Wednesday, April 11, 2018

Terminal Britishness

Once again, traditional British values are gratifyingly to the fore at the Ministry of Wog Control, whose minions showed almost every conceivable consideration to a melanin-advantaged deportee before she cast an embarrassing damper by dropping dead of a pulmonary embolism. As part of a swarming horde of two South African taxpayers, the migrant in question had been crowding Britons out of a job for more than ten years, and when she and her husband were indiscreet enough to try and renew their visas they were duly ordered out of the country and bundled onto a flight.
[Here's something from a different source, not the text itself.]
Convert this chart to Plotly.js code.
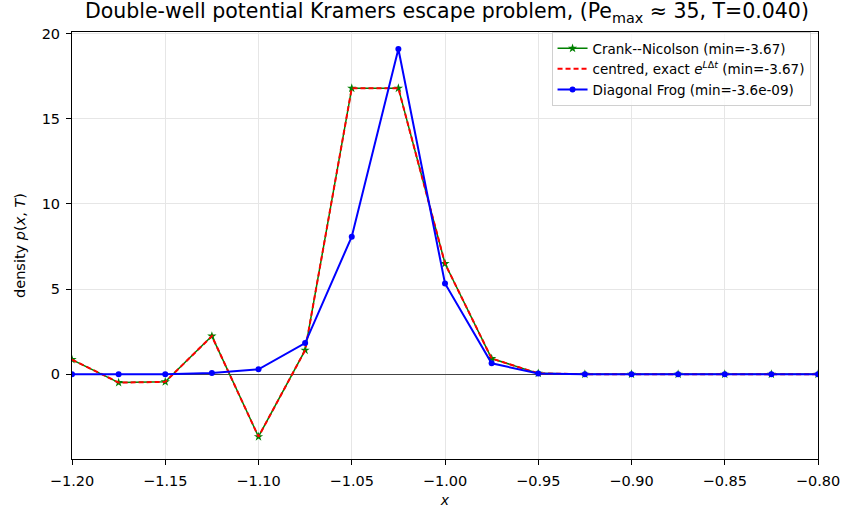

Although the attending wog control personnel were not in the least fooled by the female cockroach's collapse at the airport, it was decided to postpone the deportation and kick the culprits into jail instead, presumably in order to spare the delicate sensibilities of any hired boot-boys on the plane who might be haunted by the name of Mubenga. A nurse pronounced the malingerer too ill to cope with the luxuries of detention; but the centre management knew better than to listen to mere experts, and the Ministry for Wog Control topped off the edifying saga by sending the deceased a text eighteen days after her death, warning of the dire consequences should she fail to present herself before the Britishness Police. A spokesbeing for the Ministry of Wog Control has offered its thoughts and condolences, which is certainly frightfully decent of it.